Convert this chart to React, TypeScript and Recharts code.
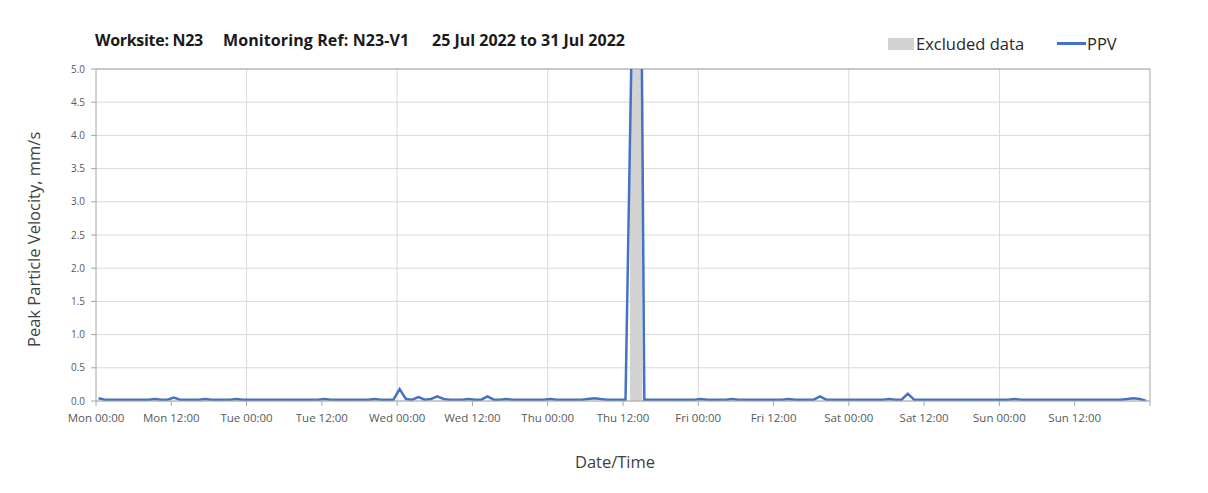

---

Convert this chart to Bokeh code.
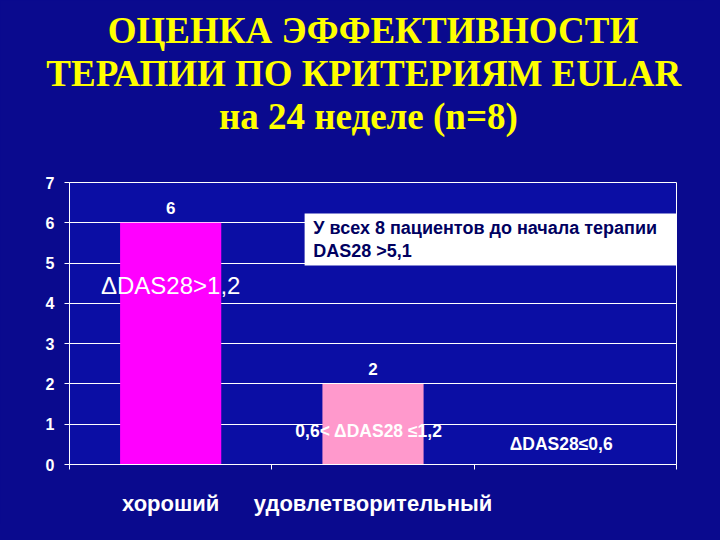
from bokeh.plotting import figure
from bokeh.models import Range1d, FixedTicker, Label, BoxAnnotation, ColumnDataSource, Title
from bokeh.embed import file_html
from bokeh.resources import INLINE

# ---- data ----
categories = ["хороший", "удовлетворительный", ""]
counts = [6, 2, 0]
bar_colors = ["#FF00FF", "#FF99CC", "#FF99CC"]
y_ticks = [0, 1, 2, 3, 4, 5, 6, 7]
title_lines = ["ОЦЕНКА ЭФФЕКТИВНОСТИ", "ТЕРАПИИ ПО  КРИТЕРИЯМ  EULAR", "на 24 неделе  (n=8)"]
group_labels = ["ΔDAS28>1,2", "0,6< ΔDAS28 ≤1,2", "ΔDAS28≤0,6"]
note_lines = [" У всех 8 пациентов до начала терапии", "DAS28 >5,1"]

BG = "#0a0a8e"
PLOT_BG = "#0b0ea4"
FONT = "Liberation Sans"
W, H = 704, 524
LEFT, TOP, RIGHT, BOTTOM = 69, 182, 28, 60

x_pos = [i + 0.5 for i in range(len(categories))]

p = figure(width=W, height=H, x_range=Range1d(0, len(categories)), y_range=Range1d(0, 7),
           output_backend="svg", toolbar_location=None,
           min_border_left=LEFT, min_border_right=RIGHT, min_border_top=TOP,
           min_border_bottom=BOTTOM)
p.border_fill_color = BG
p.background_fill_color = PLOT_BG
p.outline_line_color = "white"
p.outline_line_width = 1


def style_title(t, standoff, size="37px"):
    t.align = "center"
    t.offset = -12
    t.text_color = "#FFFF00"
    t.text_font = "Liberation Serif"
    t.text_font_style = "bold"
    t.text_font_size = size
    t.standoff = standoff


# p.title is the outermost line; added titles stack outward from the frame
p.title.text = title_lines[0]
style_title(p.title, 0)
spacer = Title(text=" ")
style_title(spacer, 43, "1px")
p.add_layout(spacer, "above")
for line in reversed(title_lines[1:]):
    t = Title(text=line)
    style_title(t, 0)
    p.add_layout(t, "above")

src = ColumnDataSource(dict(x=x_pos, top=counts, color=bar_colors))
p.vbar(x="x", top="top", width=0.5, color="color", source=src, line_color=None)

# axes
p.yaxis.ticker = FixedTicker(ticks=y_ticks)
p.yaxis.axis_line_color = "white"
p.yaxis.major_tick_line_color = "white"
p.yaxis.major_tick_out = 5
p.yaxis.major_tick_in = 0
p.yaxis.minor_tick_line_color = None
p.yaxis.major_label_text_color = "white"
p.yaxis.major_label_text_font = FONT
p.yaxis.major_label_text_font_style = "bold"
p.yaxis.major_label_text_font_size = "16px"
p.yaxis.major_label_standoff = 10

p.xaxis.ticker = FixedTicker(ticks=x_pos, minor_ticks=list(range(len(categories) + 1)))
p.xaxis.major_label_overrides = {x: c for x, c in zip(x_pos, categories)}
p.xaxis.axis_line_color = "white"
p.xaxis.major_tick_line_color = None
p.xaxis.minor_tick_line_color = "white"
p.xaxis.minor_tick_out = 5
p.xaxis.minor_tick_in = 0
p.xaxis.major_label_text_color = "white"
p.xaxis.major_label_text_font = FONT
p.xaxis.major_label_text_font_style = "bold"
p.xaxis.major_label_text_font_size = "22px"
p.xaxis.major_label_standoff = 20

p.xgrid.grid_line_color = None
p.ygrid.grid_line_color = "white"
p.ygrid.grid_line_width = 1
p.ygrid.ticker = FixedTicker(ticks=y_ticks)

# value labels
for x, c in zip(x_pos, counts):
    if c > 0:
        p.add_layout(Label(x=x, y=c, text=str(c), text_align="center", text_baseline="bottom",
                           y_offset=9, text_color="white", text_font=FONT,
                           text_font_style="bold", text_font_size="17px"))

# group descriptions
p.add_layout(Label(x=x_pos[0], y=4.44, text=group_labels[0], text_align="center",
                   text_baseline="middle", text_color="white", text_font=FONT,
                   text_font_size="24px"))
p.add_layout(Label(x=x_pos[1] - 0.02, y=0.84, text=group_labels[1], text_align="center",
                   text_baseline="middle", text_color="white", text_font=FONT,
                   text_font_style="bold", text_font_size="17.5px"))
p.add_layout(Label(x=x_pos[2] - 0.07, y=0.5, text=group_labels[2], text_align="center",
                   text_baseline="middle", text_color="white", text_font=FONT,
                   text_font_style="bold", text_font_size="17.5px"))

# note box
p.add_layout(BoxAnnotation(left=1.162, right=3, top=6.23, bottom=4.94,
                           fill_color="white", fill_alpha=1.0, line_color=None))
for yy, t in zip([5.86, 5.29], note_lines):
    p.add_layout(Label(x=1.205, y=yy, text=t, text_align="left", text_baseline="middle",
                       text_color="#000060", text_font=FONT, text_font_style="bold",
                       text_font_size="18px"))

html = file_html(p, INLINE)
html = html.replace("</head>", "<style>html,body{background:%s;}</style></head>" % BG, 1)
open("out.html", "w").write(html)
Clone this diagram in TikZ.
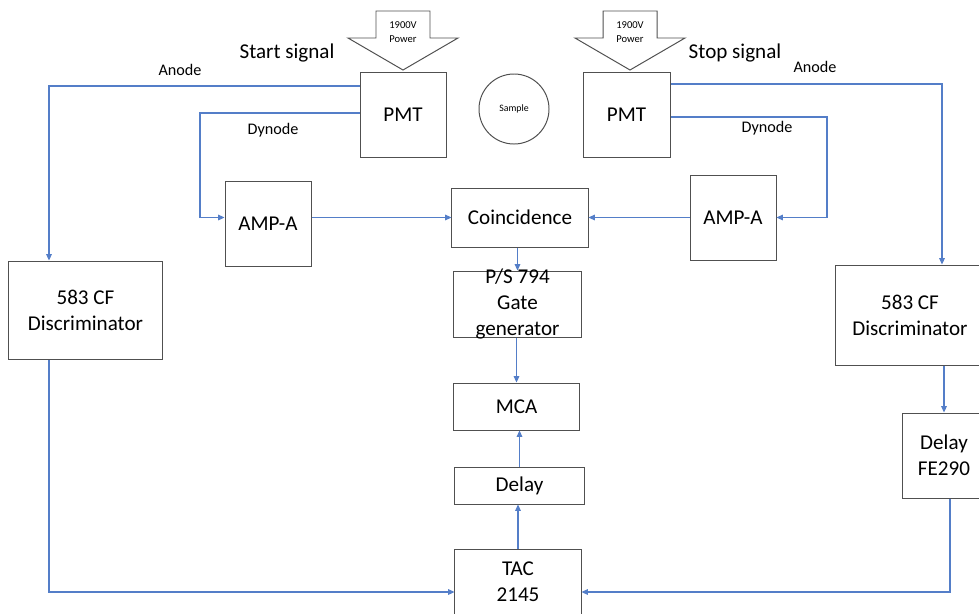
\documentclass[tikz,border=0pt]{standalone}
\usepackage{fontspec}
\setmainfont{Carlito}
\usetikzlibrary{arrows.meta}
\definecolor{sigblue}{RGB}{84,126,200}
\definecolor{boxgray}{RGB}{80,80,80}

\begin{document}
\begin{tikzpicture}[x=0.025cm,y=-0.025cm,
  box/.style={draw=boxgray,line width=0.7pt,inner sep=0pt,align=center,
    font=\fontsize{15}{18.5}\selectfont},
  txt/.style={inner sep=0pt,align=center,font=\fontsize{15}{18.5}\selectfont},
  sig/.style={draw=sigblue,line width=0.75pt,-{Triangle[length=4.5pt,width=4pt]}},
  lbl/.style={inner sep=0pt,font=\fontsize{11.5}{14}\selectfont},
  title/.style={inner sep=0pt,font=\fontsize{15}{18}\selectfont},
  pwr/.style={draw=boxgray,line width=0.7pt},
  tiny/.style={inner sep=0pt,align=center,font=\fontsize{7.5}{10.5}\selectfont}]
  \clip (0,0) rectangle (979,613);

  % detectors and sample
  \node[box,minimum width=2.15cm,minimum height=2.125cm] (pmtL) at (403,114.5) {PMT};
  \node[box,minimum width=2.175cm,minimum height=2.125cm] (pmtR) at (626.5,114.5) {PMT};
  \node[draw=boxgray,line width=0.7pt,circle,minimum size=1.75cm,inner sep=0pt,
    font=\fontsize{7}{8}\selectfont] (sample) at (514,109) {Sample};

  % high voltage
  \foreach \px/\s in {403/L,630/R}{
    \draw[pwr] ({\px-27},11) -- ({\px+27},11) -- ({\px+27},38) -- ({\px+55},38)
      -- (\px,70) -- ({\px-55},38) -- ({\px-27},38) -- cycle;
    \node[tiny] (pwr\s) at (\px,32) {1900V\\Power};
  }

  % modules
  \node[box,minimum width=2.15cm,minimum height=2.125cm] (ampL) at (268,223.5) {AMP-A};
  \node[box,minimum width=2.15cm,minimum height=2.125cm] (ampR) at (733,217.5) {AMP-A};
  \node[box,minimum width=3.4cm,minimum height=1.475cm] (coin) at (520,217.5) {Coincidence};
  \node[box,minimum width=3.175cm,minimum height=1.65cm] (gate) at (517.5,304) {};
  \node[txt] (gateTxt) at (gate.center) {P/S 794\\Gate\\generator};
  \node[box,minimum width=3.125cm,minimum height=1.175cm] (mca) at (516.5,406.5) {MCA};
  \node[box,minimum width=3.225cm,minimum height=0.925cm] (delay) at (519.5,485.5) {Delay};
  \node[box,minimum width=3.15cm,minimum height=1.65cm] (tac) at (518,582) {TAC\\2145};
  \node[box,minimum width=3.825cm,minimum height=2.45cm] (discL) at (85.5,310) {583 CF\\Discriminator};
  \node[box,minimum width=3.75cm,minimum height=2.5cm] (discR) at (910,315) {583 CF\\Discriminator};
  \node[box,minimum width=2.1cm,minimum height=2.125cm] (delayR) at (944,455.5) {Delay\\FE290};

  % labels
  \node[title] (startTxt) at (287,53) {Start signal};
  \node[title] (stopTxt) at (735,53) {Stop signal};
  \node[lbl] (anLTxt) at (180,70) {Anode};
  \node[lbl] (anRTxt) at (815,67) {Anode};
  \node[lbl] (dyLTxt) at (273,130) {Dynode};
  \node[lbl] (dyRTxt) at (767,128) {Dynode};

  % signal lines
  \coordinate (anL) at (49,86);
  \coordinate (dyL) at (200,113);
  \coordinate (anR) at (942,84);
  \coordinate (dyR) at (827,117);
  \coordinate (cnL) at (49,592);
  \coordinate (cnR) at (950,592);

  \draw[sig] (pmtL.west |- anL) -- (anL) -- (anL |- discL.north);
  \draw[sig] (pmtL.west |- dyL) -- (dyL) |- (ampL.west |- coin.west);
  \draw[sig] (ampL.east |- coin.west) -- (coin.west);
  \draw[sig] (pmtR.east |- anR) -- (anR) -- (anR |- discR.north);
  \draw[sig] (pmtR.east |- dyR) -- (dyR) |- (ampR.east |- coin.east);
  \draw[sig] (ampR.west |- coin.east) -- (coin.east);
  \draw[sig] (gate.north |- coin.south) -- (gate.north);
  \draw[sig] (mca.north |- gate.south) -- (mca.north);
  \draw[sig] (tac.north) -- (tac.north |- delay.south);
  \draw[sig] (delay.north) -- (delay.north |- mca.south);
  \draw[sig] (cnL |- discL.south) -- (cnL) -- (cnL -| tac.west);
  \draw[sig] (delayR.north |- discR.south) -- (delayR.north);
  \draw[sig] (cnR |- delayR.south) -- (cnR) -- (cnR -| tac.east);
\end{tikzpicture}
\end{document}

...

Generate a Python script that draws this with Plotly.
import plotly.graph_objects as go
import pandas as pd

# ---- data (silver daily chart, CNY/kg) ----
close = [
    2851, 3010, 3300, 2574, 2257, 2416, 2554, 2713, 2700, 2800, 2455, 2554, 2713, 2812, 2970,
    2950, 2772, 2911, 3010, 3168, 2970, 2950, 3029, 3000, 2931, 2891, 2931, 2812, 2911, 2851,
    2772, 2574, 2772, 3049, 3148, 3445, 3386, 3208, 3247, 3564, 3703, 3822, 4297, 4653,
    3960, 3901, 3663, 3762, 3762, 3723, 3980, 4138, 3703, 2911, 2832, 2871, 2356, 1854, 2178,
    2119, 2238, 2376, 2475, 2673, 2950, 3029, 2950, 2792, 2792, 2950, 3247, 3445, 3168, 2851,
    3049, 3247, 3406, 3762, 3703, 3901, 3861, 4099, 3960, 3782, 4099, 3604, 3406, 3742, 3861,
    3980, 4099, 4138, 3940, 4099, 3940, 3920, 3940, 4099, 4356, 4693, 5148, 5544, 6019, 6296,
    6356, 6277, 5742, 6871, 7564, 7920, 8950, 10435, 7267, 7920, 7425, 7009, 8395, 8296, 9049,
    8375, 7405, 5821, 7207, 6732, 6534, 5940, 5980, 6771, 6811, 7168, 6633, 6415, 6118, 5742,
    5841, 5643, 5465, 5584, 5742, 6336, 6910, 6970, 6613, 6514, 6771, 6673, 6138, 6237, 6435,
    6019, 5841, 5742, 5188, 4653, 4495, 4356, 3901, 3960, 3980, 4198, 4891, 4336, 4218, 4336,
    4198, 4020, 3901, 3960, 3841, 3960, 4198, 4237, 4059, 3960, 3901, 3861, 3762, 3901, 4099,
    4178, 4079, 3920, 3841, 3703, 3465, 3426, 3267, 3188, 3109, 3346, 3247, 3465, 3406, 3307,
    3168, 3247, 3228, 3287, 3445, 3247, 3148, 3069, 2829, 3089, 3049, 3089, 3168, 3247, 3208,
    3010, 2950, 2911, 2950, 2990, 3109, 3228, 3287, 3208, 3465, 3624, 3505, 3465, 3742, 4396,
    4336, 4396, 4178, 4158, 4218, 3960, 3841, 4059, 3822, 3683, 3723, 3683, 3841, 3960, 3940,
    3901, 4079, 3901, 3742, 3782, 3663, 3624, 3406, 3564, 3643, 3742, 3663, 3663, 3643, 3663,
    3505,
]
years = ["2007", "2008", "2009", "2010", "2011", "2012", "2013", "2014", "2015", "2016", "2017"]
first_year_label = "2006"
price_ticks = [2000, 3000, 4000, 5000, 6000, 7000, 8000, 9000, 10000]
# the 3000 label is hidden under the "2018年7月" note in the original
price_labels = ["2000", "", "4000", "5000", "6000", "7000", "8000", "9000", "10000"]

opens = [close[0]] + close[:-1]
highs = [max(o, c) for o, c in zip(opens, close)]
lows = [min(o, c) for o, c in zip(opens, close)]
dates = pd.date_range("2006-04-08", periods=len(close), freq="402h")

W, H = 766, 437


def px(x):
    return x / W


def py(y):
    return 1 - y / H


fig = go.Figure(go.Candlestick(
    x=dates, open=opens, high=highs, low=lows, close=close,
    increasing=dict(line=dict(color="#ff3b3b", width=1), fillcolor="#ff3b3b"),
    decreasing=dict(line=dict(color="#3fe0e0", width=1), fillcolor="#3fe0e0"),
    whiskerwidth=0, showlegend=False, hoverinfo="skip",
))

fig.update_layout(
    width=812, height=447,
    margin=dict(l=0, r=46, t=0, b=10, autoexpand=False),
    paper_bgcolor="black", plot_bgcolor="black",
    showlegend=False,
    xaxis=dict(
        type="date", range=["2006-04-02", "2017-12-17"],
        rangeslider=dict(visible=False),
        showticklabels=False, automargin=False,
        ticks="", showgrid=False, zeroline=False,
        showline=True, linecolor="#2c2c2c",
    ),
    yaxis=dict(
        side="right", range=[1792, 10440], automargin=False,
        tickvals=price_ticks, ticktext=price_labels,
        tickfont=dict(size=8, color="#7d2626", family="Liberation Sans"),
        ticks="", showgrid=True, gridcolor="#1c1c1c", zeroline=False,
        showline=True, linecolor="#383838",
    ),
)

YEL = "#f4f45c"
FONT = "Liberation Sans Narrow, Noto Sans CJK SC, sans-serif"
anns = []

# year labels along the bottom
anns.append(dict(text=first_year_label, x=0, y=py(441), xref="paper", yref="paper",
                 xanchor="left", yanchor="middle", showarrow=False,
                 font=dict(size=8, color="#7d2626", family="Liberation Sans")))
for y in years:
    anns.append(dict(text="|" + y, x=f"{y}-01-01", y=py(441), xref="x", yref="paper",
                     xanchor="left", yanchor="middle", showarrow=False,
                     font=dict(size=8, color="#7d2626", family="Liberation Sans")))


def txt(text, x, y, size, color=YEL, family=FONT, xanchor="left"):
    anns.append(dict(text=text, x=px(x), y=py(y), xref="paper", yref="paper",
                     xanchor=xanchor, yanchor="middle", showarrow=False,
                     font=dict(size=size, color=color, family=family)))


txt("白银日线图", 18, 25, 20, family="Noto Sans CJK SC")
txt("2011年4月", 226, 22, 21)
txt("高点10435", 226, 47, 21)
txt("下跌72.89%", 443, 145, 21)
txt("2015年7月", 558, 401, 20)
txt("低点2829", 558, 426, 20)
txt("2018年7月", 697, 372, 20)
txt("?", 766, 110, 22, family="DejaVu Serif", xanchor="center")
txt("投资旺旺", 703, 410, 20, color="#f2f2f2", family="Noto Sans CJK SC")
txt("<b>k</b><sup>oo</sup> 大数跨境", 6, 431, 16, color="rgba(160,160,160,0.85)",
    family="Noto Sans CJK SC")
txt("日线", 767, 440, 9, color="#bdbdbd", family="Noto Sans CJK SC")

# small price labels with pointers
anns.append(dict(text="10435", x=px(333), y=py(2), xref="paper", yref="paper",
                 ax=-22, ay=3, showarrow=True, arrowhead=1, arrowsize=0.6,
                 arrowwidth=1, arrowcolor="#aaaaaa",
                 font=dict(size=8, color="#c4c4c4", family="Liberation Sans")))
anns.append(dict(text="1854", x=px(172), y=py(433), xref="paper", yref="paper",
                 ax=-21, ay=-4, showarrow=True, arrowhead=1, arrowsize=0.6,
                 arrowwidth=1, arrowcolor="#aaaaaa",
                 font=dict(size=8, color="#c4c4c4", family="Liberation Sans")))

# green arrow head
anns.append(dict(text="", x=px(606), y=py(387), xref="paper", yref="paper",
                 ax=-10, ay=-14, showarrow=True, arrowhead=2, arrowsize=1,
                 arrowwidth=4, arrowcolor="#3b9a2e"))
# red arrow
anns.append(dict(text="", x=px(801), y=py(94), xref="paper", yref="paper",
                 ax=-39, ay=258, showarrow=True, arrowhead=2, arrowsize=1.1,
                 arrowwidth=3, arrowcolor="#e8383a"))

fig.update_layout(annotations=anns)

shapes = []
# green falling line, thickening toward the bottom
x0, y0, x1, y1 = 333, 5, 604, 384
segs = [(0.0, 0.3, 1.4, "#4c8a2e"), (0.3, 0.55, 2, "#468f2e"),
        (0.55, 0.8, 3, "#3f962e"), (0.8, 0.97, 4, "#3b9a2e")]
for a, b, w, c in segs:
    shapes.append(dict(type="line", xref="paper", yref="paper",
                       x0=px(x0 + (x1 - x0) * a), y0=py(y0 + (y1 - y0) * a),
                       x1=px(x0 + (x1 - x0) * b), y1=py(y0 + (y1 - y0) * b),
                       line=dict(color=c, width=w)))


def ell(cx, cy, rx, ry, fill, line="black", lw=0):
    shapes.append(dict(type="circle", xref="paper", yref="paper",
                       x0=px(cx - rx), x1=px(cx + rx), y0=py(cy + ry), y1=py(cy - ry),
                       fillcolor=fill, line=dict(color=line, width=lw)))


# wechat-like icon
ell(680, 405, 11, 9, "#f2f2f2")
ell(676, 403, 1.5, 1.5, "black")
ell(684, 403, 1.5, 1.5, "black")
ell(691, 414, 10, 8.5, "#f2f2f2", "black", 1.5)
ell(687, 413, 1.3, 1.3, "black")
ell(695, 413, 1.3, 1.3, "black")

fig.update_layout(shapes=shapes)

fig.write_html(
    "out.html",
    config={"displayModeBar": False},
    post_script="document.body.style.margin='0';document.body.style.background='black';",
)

GIVEN INSTRUCTION:
Leave out every picture, then retype exactly the lines from the one containing "Convert this chart to Bokeh code." through the one containing "from bokeh.resources import INLINE".

ANSWER FOR THIS EXERCISE:
Convert this chart to Bokeh code.
from bokeh.plotting import figure
from bokeh.models import Range1d, FixedTicker, Label, BoxAnnotation, ColumnDataSource, Title
from bokeh.embed import file_html
from bokeh.resources import INLINE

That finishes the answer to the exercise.